Five EDB categories can still use lifetime stretch IRA: (1) Surviving spouse. (2) Minor child of deceased (until majority, then 10-year rule). (3) Disabled (per IRS definition). (4) Chronically ill. (5) Beneficiary less than 10 years younger than deceased. These use lifetime RMDs based on their own life expectancy from IRS Table I (Single Life).

Spousal Beneficiary — Best Treatment

Surviving spouse has unique options: (1) Treat as own IRA (rollover — RMDs start at YOUR age 73). (2) Remain as inherited IRA (RMDs based on YOUR life expectancy from Single Life). (3) Disclaim and let contingent beneficiary inherit (estate planning move). Treat-as-own is usually best for spouses under 73 with their own retirement; remain-as-inherited better for spouses over 59.5 needing penalty-free access.

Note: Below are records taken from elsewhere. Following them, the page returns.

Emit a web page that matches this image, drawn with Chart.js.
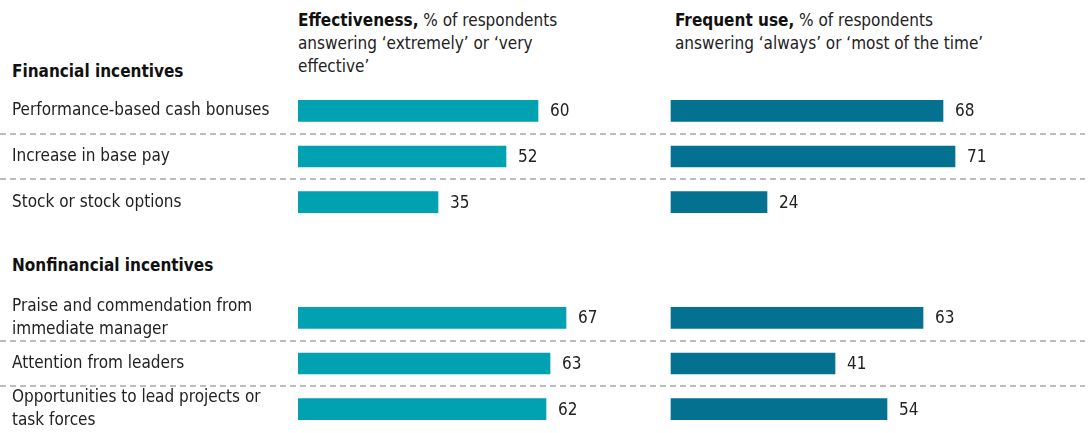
<!DOCTYPE html>
<html>
<head>
<meta charset="utf-8">
<script src="https://cdn.jsdelivr.net/npm/chart.js@4"></script>
<style>
  body { margin: 0; background: #fff; width: 1089px; height: 433px; position: relative; overflow: hidden;
         font-family: "DejaVu Sans Condensed", sans-serif; color: #222; }
  .head { position: absolute; font-size: 17px; line-height: 23px; }
  .head b { color: #111; }
  .grp { position: absolute; left: 12px; font-weight: bold; font-size: 17px; color: #111; }
  .box { position: absolute; left: 0; width: 1089px; height: 137px; }
</style>
</head>
<body>
<div class="head" style="left:298px;top:9px"><b>Effectiveness,</b> % of respondents<br>answering ‘extremely’ or ‘very<br>effective’</div>
<div class="head" style="left:675px;top:9px"><b>Frequent use,</b> % of respondents<br>answering ‘always’ or ‘most of the time’</div>
<div class="grp" style="top:61px">Financial incentives</div>
<div class="grp" style="top:255px">Nonfinancial incentives</div>
<div class="box" style="top:88px"><canvas id="chartFin"></canvas></div>
<div class="box" style="top:295px"><canvas id="chartNonfin"></canvas></div>
<script>
const finLabels = ['Performance-based cash bonuses', 'Increase in base pay', 'Stock or stock options'];
const finEffective = [60, 52, 35];
const finFrequent = [68, 71, 24];

const nonfinLabels = [['Praise and commendation from', 'immediate manager'], 'Attention from leaders',
                      ['Opportunities to lead projects or', 'task forces']];
const nonfinEffective = [67, 63, 62];
const nonfinFrequent = [63, 41, 54];

// layout: 4px per percentage point, left panel starts at 298px, right panel at 671px
const pxPerPoint = 4;
const plotLeft = 298, plotRight = 1085, rightStart = 671;
const fontFamily = '"DejaVu Sans Condensed", sans-serif';

Chart.defaults.font.family = fontFamily;

const rowExtras = {
  id: 'rowExtras',
  afterDatasetsDraw(chart) {
    const ctx = chart.ctx;
    const y = chart.scales.y;
    ctx.save();
    // dashed separators between rows
    ctx.strokeStyle = '#a8a8a8';
    ctx.lineWidth = 1.5;
    ctx.setLineDash([6, 4]);
    for (let i = 1; i < chart.data.labels.length; i++) {
      const py = Math.round((y.getPixelForValue(i - 1) + y.getPixelForValue(i)) / 2);
      ctx.beginPath();
      ctx.moveTo(0, py);
      ctx.lineTo(chart.chartArea.right, py);
      ctx.stroke();
    }
    ctx.setLineDash([]);
    // value labels
    ctx.font = '17px ' + fontFamily;
    ctx.fillStyle = '#222';
    ctx.textBaseline = 'middle';
    chart.data.datasets.forEach((ds, di) => {
      chart.getDatasetMeta(di).data.forEach((bar, i) => {
        ctx.fillText(ds.data[i], bar.x + 12, bar.y + 1);
      });
    });
    ctx.restore();
  }
};

function makeChart(id, labels, effective, frequent) {
  new Chart(document.getElementById(id), {
    type: 'bar',
    data: {
      labels: labels,
      datasets: [
        { label: 'Effectiveness', data: effective, xAxisID: 'x', backgroundColor: '#00a1b0',
          grouped: false, barThickness: 21 },
        { label: 'Frequent use', data: frequent, xAxisID: 'x2', backgroundColor: '#03718f',
          grouped: false, barThickness: 21 }
      ]
    },
    options: {
      indexAxis: 'y',
      responsive: true,
      maintainAspectRatio: false,
      animation: false,
      layout: { padding: { left: 12, right: 1089 - plotRight, top: 0, bottom: 0 } },
      scales: {
        y: {
          grid: { display: false },
          border: { display: false },
          ticks: { crossAlign: 'far', padding: 0, autoSkip: false, color: '#222',
                   font: { size: 17, lineHeight: 1.35 } },
          afterFit: function (scale) {
            scale.width = plotLeft - 12;
            scale.paddingTop = 0;
            scale.paddingBottom = 0;
          }
        },
        x: { display: false, min: 0, max: (plotRight - plotLeft) / pxPerPoint },
        x2: { display: false, min: -(rightStart - plotLeft) / pxPerPoint, max: (plotRight - rightStart) / pxPerPoint }
      },
      plugins: {
        legend: { display: false },
        tooltip: { enabled: false }
      }
    },
    plugins: [rowExtras]
  });
}

makeChart('chartFin', finLabels, finEffective, finFrequent);
makeChart('chartNonfin', nonfinLabels, nonfinEffective, nonfinFrequent);
</script>
</body>
</html>
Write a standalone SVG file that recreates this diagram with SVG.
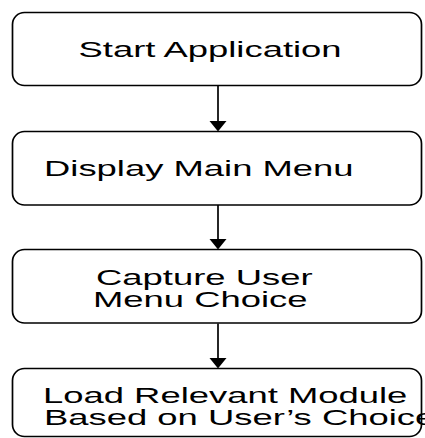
<svg xmlns="http://www.w3.org/2000/svg" width="425" height="438" viewBox="0 0 425 438">
  <style>
    .box { fill: #ffffff; stroke: #000000; stroke-width: 1.7; }
    .lbl { font-family: "Liberation Sans", Arial, sans-serif; font-size: 22px; fill: #000000; }
    .edge { stroke: #000000; stroke-width: 1.7; fill: none; }
    .head { fill: #000000; }
  </style>
  <rect width="425" height="438" fill="#ffffff"/>

  <g id="connectors">
    <line class="edge" x1="218" y1="86" x2="218" y2="123"/>
    <polygon class="head" points="209.5,121 226.5,121 218,131.5"/>
    <line class="edge" x1="218" y1="205" x2="218" y2="241"/>
    <polygon class="head" points="209.5,239 226.5,239 218,249.5"/>
    <line class="edge" x1="218" y1="323.5" x2="218" y2="360"/>
    <polygon class="head" points="209.5,358 226.5,358 218,368.5"/>
  </g>

  <g id="start-application">
    <rect class="box" x="12.5" y="12.5" width="409" height="73" rx="12" ry="12"/>
    <text class="lbl" transform="translate(78.5,57) scale(1.655,1)">Start Application</text>
  </g>

  <g id="display-main-menu">
    <rect class="box" x="12.5" y="131.5" width="409" height="73.5" rx="12" ry="12"/>
    <text class="lbl" transform="translate(44,176) scale(1.655,1)">Display Main Menu</text>
  </g>

  <g id="capture-user-choice">
    <rect class="box" x="12.5" y="249.5" width="409" height="73.5" rx="12" ry="12"/>
    <text class="lbl" transform="translate(96,285) scale(1.655,1)">Capture User</text>
    <text class="lbl" transform="translate(93,307) scale(1.655,1)">Menu Choice</text>
  </g>

  <g id="load-module">
    <rect class="box" x="12.5" y="368.5" width="409" height="68" rx="12" ry="12"/>
    <text class="lbl" transform="translate(43,402.5) scale(1.655,1)">Load Relevant Module</text>
    <text class="lbl" transform="translate(44,424.5) scale(1.655,1)">Based on User’s Choice</text>
  </g>
</svg>
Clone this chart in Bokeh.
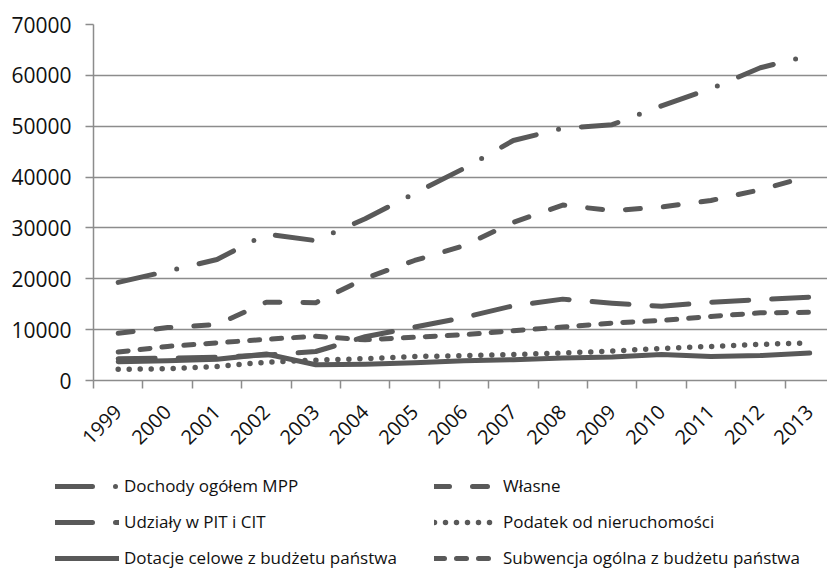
import math
from bokeh.plotting import figure
from bokeh.layouts import column
from bokeh.models import Range1d, FixedTicker, Legend, LegendItem, BasicTickFormatter, CustomJSTickFormatter
from bokeh.embed import file_html
from bokeh.resources import INLINE

years = list(range(1999, 2014))
y_ticks = [0, 10000, 20000, 30000, 40000, 50000, 60000, 70000]

dochody = [19300, 21500, 23800, 28800, 27500, 31800, 36800, 41700, 47200, 49600, 50300, 54000, 57400, 61500, 63900]
wlasne = [9300, 10400, 11000, 15400, 15300, 20100, 23600, 26500, 31100, 34500, 33400, 34100, 35400, 37500, 40200]
udzialy = [4300, 4400, 4600, 5000, 5700, 8600, 10500, 12400, 14700, 16000, 15200, 14600, 15400, 15900, 16400]
podatek = [2200, 2300, 2750, 3600, 4000, 4300, 4700, 4900, 5100, 5400, 5800, 6300, 6700, 7100, 7400]
dotacje = [3700, 3900, 4200, 5200, 3100, 3200, 3500, 3900, 4100, 4400, 4600, 5100, 4700, 4900, 5400]
subwencja = [5600, 6700, 7400, 8100, 8700, 8000, 8500, 9000, 9800, 10500, 11300, 11800, 12600, 13300, 13400]

names = ["Dochody ogółem MPP", "Własne", "Udziały w PIT i CIT", "Podatek od nieruchomości",
         "Dotacje celowe z budżetu państwa", "Subwencja ogólna z budżetu państwa"]

GRAY = "#595959"
AX = "#8c8c8c"
FONT = "Open Sans"

p = figure(width=827, height=465, output_backend="svg", toolbar_location=None,
           x_range=Range1d(1998.5, 2013.36), y_range=Range1d(0, 70000),
           min_border_left=93, min_border_right=0, min_border_top=24, min_border_bottom=85)
p.frame_align = False
p.outline_line_color = None
p.background_fill_color = "white"
p.border_fill_color = "white"

p.xgrid.grid_line_color = None
p.ygrid.grid_line_color = AX
p.ygrid.grid_line_width = 1.5

p.yaxis.ticker = FixedTicker(ticks=y_ticks)
p.yaxis.formatter = BasicTickFormatter(use_scientific=False)
p.yaxis.axis_line_color = AX
p.yaxis.axis_line_width = 1.5
p.yaxis.major_tick_line_color = AX
p.yaxis.major_tick_line_width = 1.5
p.yaxis.major_tick_out = 8
p.yaxis.major_tick_in = 0
p.yaxis.minor_tick_line_color = None
p.yaxis.major_label_standoff = 14
p.yaxis.major_label_text_font = FONT
p.yaxis.major_label_text_font_size = "21px"
p.yaxis.major_label_text_color = "#111111"

bounds = [y - 0.5 for y in years] + [years[-1] + 0.5]
p.xaxis.ticker = FixedTicker(ticks=years, minor_ticks=bounds)
p.xaxis.formatter = CustomJSTickFormatter(code="return String(Math.round(tick));")
p.xaxis.axis_line_color = AX
p.xaxis.axis_line_width = 1.5
p.xaxis.major_tick_line_color = None
p.xaxis.major_tick_out = 0
p.xaxis.major_tick_in = 0
p.xaxis.minor_tick_line_color = AX
p.xaxis.minor_tick_line_width = 1.5
p.xaxis.minor_tick_out = 8
p.xaxis.minor_tick_in = 0
p.xaxis.major_label_orientation = math.pi / 4
p.xaxis.major_label_standoff = 20
p.xaxis.major_label_text_font = FONT
p.xaxis.major_label_text_font_size = "20px"
p.xaxis.major_label_text_color = "#111111"

series = [dochody, wlasne, udzialy, podatek, dotacje, subwencja]
dashes = ["37 23 0 23", "15 23", "37 23", "0 11", "solid", "10 12"]
widths = [5, 5, 5, 5.5, 5, 5]
style = dict(line_color=GRAY, line_cap="round", line_join="round")
for vals, d, w in zip(series, dashes, widths):
    p.line(years, vals, line_width=w, line_dash=d, **style)

# legend panel below the chart
lf = figure(width=827, height=107, output_backend="svg", toolbar_location=None,
            x_range=Range1d(0, 1), y_range=Range1d(0, 1),
            min_border_left=0, min_border_right=0, min_border_top=0, min_border_bottom=0)
lf.frame_align = False
lf.axis.visible = False
lf.grid.visible = False
lf.outline_line_color = None
lf.border_fill_color = "white"
lf.background_fill_color = "white"
nan = float("nan")
leg_renderers = [lf.line([nan], [nan], line_width=w, line_dash=d, **style) for d, w in zip(dashes, widths)]

order = [0, 2, 4, 1, 3, 5]
items = [LegendItem(label=names[i], renderers=[leg_renderers[i]]) for i in order]
legend = Legend(items=items, location=(55, 3), orientation="vertical", ncols=2,
                glyph_width=64, glyph_height=20, label_standoff=5, label_width=297,
                label_height=20, spacing=13, padding=0, margin=0,
                border_line_color=None, background_fill_alpha=0,
                label_text_font=FONT, label_text_font_size="17px",
                label_text_color="#111111")
lf.add_layout(legend)

open("out.html", "w").write(file_html(column(p, lf, spacing=0), INLINE))
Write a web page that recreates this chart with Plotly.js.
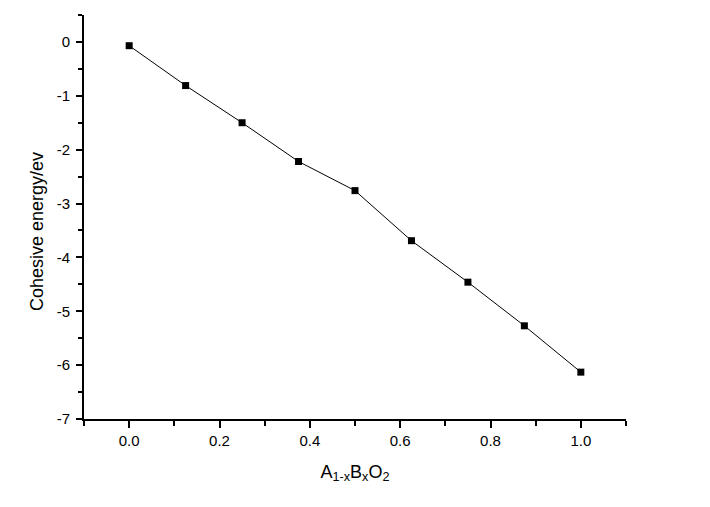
<!DOCTYPE html>
<html>
<head>
<meta charset="utf-8">
<script src="https://cdn.plot.ly/plotly-3.0.1.min.js"></script>
<style>html,body{margin:0;padding:0;background:#fff;}#chart{width:710px;height:507px;}</style>
</head>
<body>
<div id="chart"></div>
<script>
const xValues = [0, 0.125, 0.25, 0.375, 0.5, 0.625, 0.75, 0.875, 1.0];
const cohesiveEnergy = [-0.07, -0.81, -1.50, -2.22, -2.76, -3.69, -4.46, -5.27, -6.13];
const yTickVals = [-7, -6, -5, -4, -3, -2, -1, 0];
const yTickText = ["-7", "-6", "-5", "-4", "-3", "-2", "-1", "0"];
const xTickVals = [0, 0.2, 0.4, 0.6, 0.8, 1.0];
const xTickText = ["0.0", "0.2", "0.4", "0.6", "0.8", "1.0"];
const xTitle = "A<sub>1-x</sub>B<sub>x</sub>O<sub>2</sub>";
const yTitle = "Cohesive energy/ev";

const FONT = "Liberation Sans, Arial, sans-serif";

const trace = {
  x: xValues,
  y: cohesiveEnergy,
  type: "scatter",
  mode: "lines+markers",
  line: {color: "#000", width: 1},
  marker: {symbol: "square", size: 7, color: "#000"},
  hoverinfo: "skip"
};

const axisCommon = {
  showline: true,
  linecolor: "#000",
  linewidth: 2,
  showgrid: false,
  zeroline: false,
  ticks: "outside",
  ticklen: 7,
  tickwidth: 2,
  tickcolor: "#000",
  tickfont: {family: FONT, size: 15, color: "#000"},
  mirror: false
};

const layout = {
  width: 710,
  height: 507,
  margin: {l: 84, r: 84, t: 15, b: 88},
  paper_bgcolor: "#fff",
  plot_bgcolor: "#fff",
  showlegend: false,
  xaxis: Object.assign({}, axisCommon, {
    range: [-0.1, 1.1],
    tickmode: "array",
    tickvals: xTickVals,
    ticktext: xTickText,
    minor: {dtick: 0.1, tick0: 0, ticks: "outside", ticklen: 5, tickwidth: 2, tickcolor: "#000", showgrid: false},
    title: {text: xTitle, font: {family: FONT, size: 18, color: "#000"}, standoff: 17}
  }),
  yaxis: Object.assign({}, axisCommon, {
    range: [-7, 0.5],
    tickmode: "array",
    tickvals: yTickVals,
    ticktext: yTickText,
    ticklen: 6,
    ticklabelstandoff: 3,
    minor: {dtick: 0.5, tick0: 0, ticks: "outside", ticklen: 4, tickwidth: 2, tickcolor: "#000", showgrid: false}
  }),
  annotations: [{
    text: yTitle,
    xref: "paper", yref: "paper",
    x: -0.087, y: 0.465,
    xanchor: "center", yanchor: "middle",
    textangle: -90,
    showarrow: false,
    font: {family: FONT, size: 18, color: "#000"}
  }]
};

Plotly.newPlot("chart", [trace], layout, {staticPlot: true, displayModeBar: false});
</script>
</body>
</html>
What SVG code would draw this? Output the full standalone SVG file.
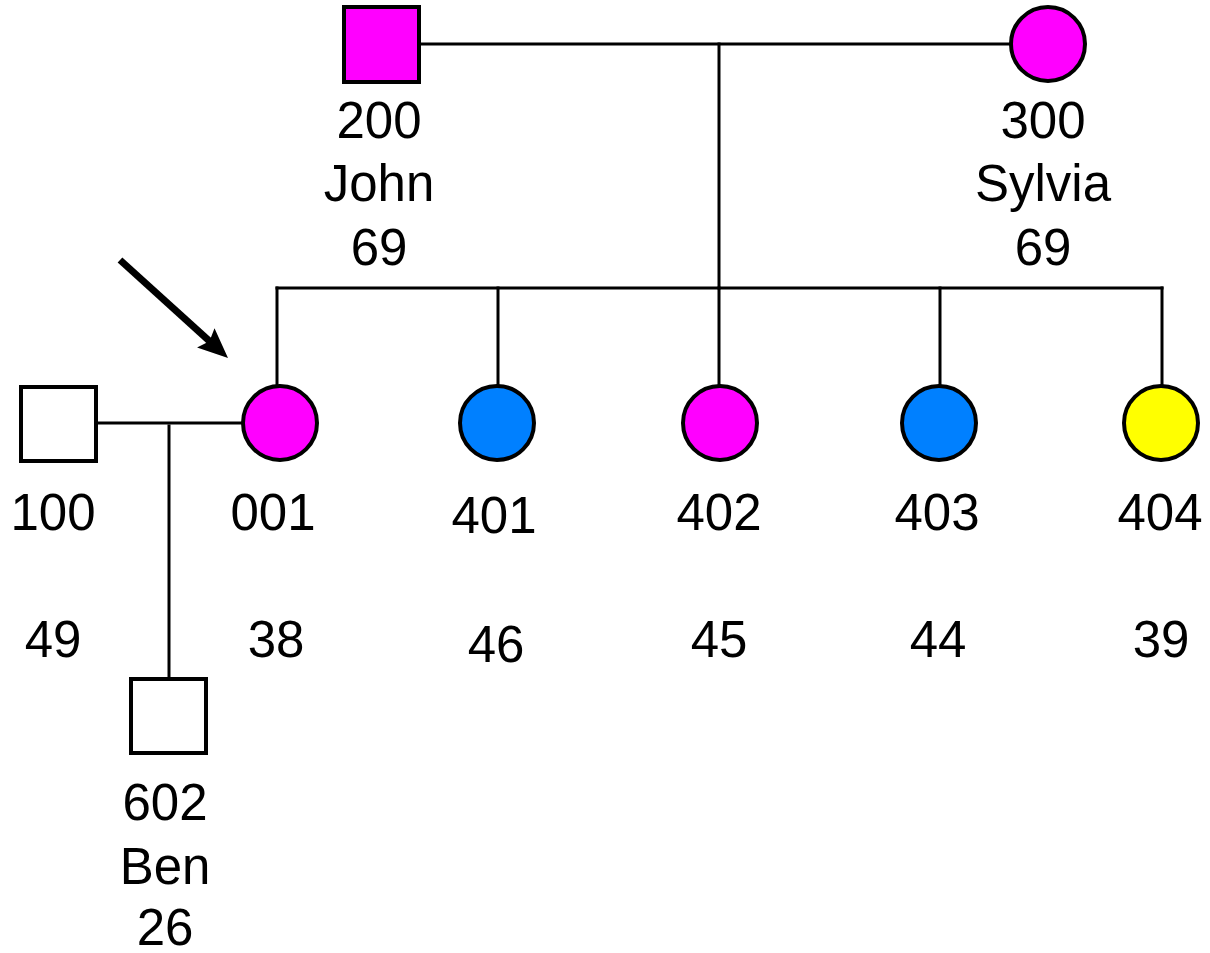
<svg xmlns="http://www.w3.org/2000/svg" width="1210" height="953" viewBox="0 0 1210 953">
  <style>
    .shape { stroke: #000; stroke-width: 4; }
    .female-a { fill: #ff00ff; }
    .female-b { fill: #0080ff; }
    .female-c { fill: #ffff00; }
    .male-affected { fill: #ff00ff; }
    .unaffected { fill: #ffffff; }
    .link { stroke: #000; stroke-width: 3; fill: none; stroke-linecap: square; }
    .label { font-family: "Liberation Sans", Arial, sans-serif; font-size: 51px; fill: #000; text-anchor: middle; }
  </style>
  <defs>
    <marker id="proband-head" markerUnits="userSpaceOnUse" markerWidth="34" markerHeight="30" refX="8" refY="13" orient="auto">
      <path d="M0,0 L30,13 L0,26 L5,13 z" fill="#000"/>
    </marker>
  </defs>

  <!-- relationship and descent lines -->
  <g id="connectors">
    <line class="link" x1="419" y1="44" x2="1010" y2="44"/>
    <line class="link" x1="719" y1="44" x2="719" y2="288"/>
    <line class="link" x1="277" y1="288" x2="1162" y2="288"/>
    <line class="link" x1="277" y1="288" x2="277" y2="385"/>
    <line class="link" x1="498" y1="288" x2="498" y2="385"/>
    <line class="link" x1="719" y1="288" x2="719" y2="385"/>
    <line class="link" x1="940" y1="288" x2="940" y2="385"/>
    <line class="link" x1="1162" y1="288" x2="1162" y2="385"/>
    <line class="link" x1="97" y1="423" x2="242" y2="423"/>
    <line class="link" x1="169" y1="426" x2="169" y2="677"/>
    <!-- proband arrow: shaft ends 22px short of the tip at (228,358) -->
    <line x1="120" y1="260" x2="211.7" y2="343.2" stroke="#000" stroke-width="7" marker-end="url(#proband-head)"/>
  </g>

  <g id="node-200">
    <rect class="shape male-affected" x="344" y="7" width="75" height="75"/>
    <text class="label" x="379" y="138">200</text>
    <text class="label" x="379" y="201">John</text>
    <text class="label" x="379" y="265">69</text>
  </g>

  <g id="node-300">
    <circle class="shape female-a" cx="1048" cy="44" r="37"/>
    <text class="label" x="1043" y="138">300</text>
    <text class="label" x="1043" y="201">Sylvia</text>
    <text class="label" x="1043" y="265">69</text>
  </g>

  <g id="node-100">
    <rect class="shape unaffected" x="21" y="387" width="75" height="74"/>
    <text class="label" x="53" y="530">100</text>
    <text class="label" x="53" y="657">49</text>
  </g>

  <g id="node-001">
    <circle class="shape female-a" cx="280" cy="423" r="37"/>
    <text class="label" x="273" y="530">001</text>
    <text class="label" x="276" y="657">38</text>
  </g>

  <g id="node-401">
    <circle class="shape female-b" cx="497" cy="423" r="37"/>
    <text class="label" x="494" y="533">401</text>
    <text class="label" x="496" y="662">46</text>
  </g>

  <g id="node-402">
    <circle class="shape female-a" cx="720" cy="423" r="37"/>
    <text class="label" x="719" y="530">402</text>
    <text class="label" x="719" y="657">45</text>
  </g>

  <g id="node-403">
    <circle class="shape female-b" cx="939" cy="423" r="37"/>
    <text class="label" x="937" y="530">403</text>
    <text class="label" x="938" y="657">44</text>
  </g>

  <g id="node-404">
    <circle class="shape female-c" cx="1161" cy="423" r="37"/>
    <text class="label" x="1160" y="530">404</text>
    <text class="label" x="1161" y="657">39</text>
  </g>

  <g id="node-602">
    <rect class="shape unaffected" x="131" y="679" width="75" height="74"/>
    <text class="label" x="165" y="820">602</text>
    <text class="label" x="165" y="884">Ben</text>
    <text class="label" x="165" y="945">26</text>
  </g>
</svg>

SECURE 2.0 RMD Changes (2024+)

SECURE 2.0 reduced the 50% missed-RMD penalty to 25%, and to 10% if corrected within 2 years. RMD start age raised to 73 (2023-2032), then 75 (2033+). Inherited Roth IRAs no longer have annual RMD requirement, but still subject to 10-year rule for non-EDB beneficiaries. The 2024 IRS proposed regulations require annual RMDs during years 1-9 IF original owner had reached their RMD age — complicating the simple 'no RMD then drain by year 10' strategy.